If I set the threshold in chimera to a value where all of the micelle is visible, then the overall shape of the reconstruction is as it should be - judging by the visual inspection of the 2D classes - but “internally” I am not seeing the expected number of transmembrane helices or a clear symmetry.
Planned next steps:
I am currently testing NU-refinement with C2 enforced.
Simultaneously, I am also generating 10 ab-initio reconstructions (which usually helps with less complicated proteins) using all particles and the following parameters:
Number of Ab-Initio classes = 10
Maximum resolution (A) = 5
Initial resolution (A) = 12
Initial minibatch size = 1500
Final minibatch size = 1500
Class similarity = 0.1
The micelle, although not very big, is clearly causing some problems here and there is also the possibility of conformational heterogeneity within the dataset. Therefore, is there anything else I could try or are there any other parameters I could tweak when processing?

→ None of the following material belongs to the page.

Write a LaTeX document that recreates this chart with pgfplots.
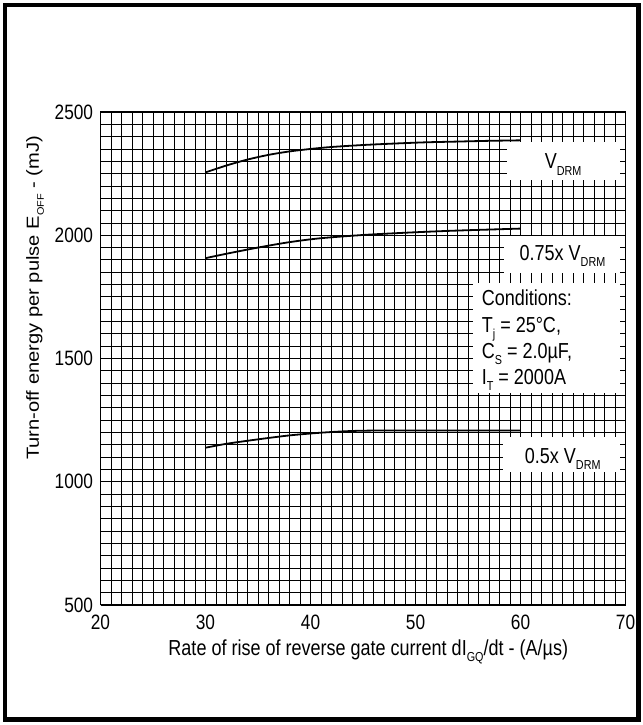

Can you post the 2D class images? I have a small membrane protein with apparent 4 fold and ) 2 fold 2D classes that appear to be a noise artifact . They each have about 20k particles.
Your 2D classes look like noise to me too. How big is your protein?
My protein is over 100 Å in diameter and, therefore, I can exclude any 2D class that looks much smaller.
I have been picking particles from denoised micrographs (collected at high defocus only) and performing 2D classification. I find that this is helpful (for analysis) and I am also picking more orientations.
Hi, I am interesting about the range of the high defocus you collected your micrographs. I’m also working on a small membrane protein. But the helix in the side view is not very clear in the 2D classfication. Would you mind telling the defocus and the molecular weight of your protein?Is the the dimer protein bigger than 100 kD?